Critique the following and be brutal if need be. DD and I have interaction like this constantly and I need to figure out a new way to deal with her.
Dh asked DD to put out the garbages. He told her to put out 4 bags, as we have a four bag limit. She did so (rather grudgingly). While she was out, I reminded DH that our neighbour allows us to use his excess garbage allottment - and that the 2 extra bags can go at the neighbours. DD comes in, and I say - "please put the other 2 bags at the neighbours". Well, she rants and raves and says "why did we not say so before?" and I told her it was an error - Daddy forgot we could place bags at the neighbours. It took her about 5 minutes to convince her she needed to put the other bags out - and ended with her muttering under her breath about "stupid people". At this point I would like to point out that everyone in the house had done more chores than her today - and that I had asked her to put out the garbage earlier in the day, but she "forgot". It was not an unreasonable request.
I was quite annoyed by the arguing and calling people stupid, so when she returned I told her she needed to go to her room and she could come down when she was ready to aologize.
She argued about going to her room, and said she did not see why she had to and that I saw myself as above her.
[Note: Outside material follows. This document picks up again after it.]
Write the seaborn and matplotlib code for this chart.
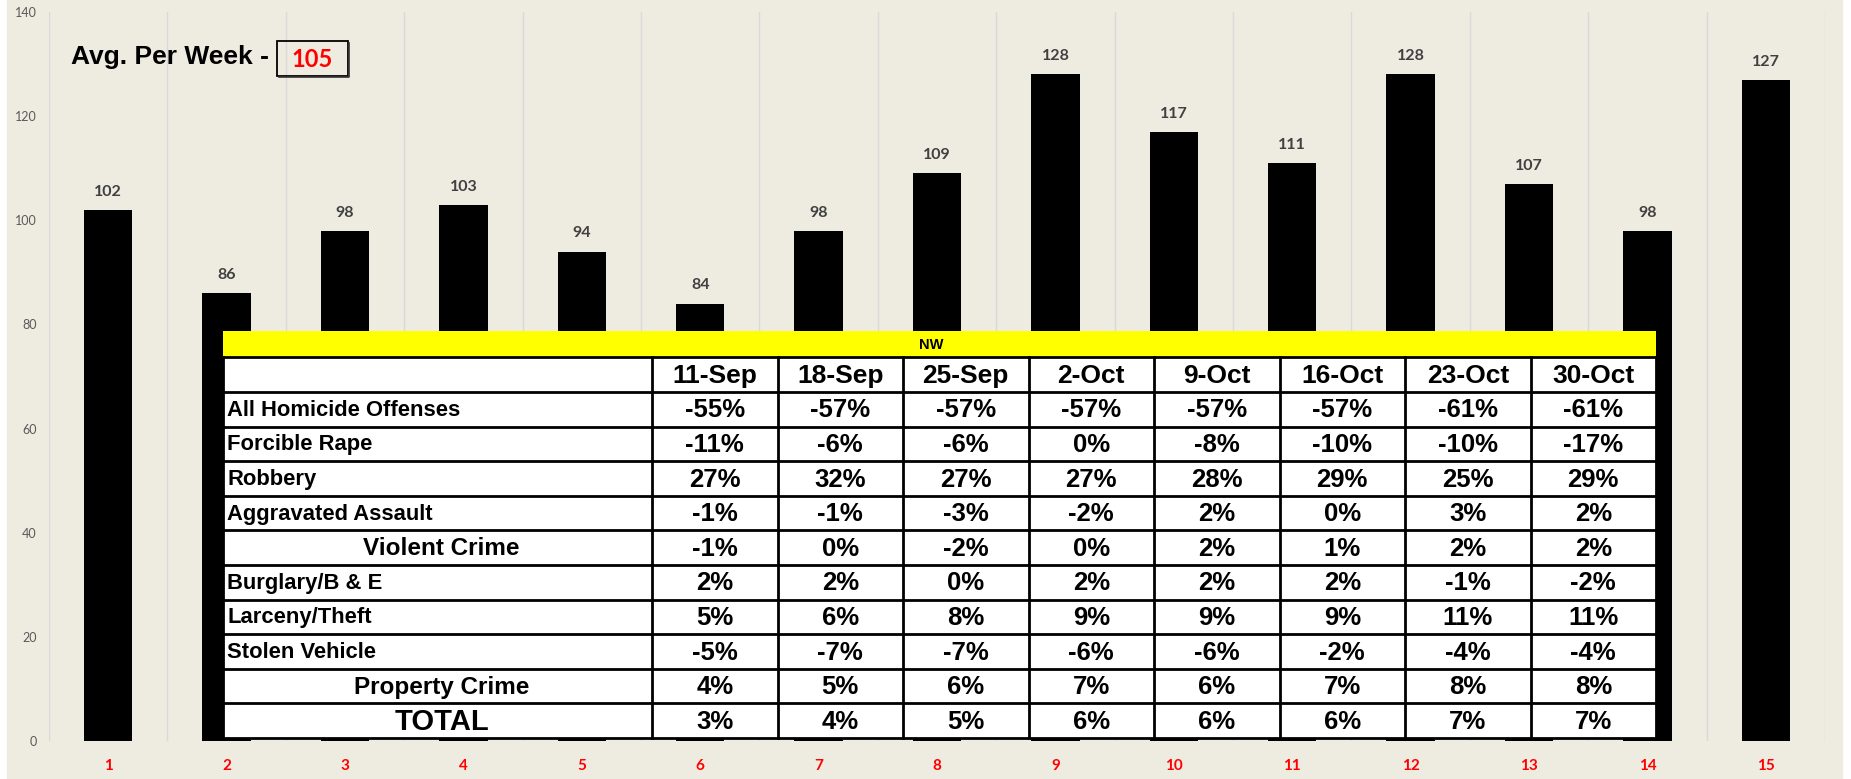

I replied that yes, I was queen. She did not find it funny, and went on a rant about how I saw myself as above her. The thing ended with her in her room, and she came down a few minutes later. The apology was totally fake. I decided to talk to her calmly about things, and made the following points:
-everyone had done lots of works, and doing the garbage was not unreasonable at all
-calling people stupid is not acceptable. This is a rising issues (name calling) and I need to nip it in the bud
-I said the queen thing as a joke; I do not think I am above her as a person. I am her mom, however, and it is my job to raise her to be respectful and responsible, and therefore it is my job to insist she behaves according (which means calling her on her cr@p, and dealing out consequences when need be)
I asked her what she felt her part was in this mess, and all she could do was rant and rave about how I said I was "queen". I said fine - my part in this is that I should not have made a joke about being "queen". I asked her again what her part was, and she still ranted about the queen comment. According to her, she has no responsibility in this. Sadly, this is not a one-off. She almost never takes responsibility for her own part in arguements.
My other 2 children (age 8 and almost 15) do not do this. It is not simply a parenting issue on my part...although I might need to parent her differently. I am just not sure how.
Fwiw, we have fights similar to this 2-4 times a week. It is exhausting. It does have a negative effect on our whole family. Everyone sees her as difficult - because she is. I do not know how to fix this. My other children tire of us fighting. My oldest will sometimes get involved to shut her up - he starts calling names as well, and she stomps off to her room. Of course, he gets in trouble as well for name calling and not minding his own business, but he does not care as it ends the ranting and arguing. He has told me this several times. I did resolve last night that I will not argue in front of the other kids again - if DD and I get into it, we will be moving it upstairs.
We are on a waitlist (we should be up in about 3 weeks - yay!) for counselling - I would like responses other than "go get counselling. Thanks!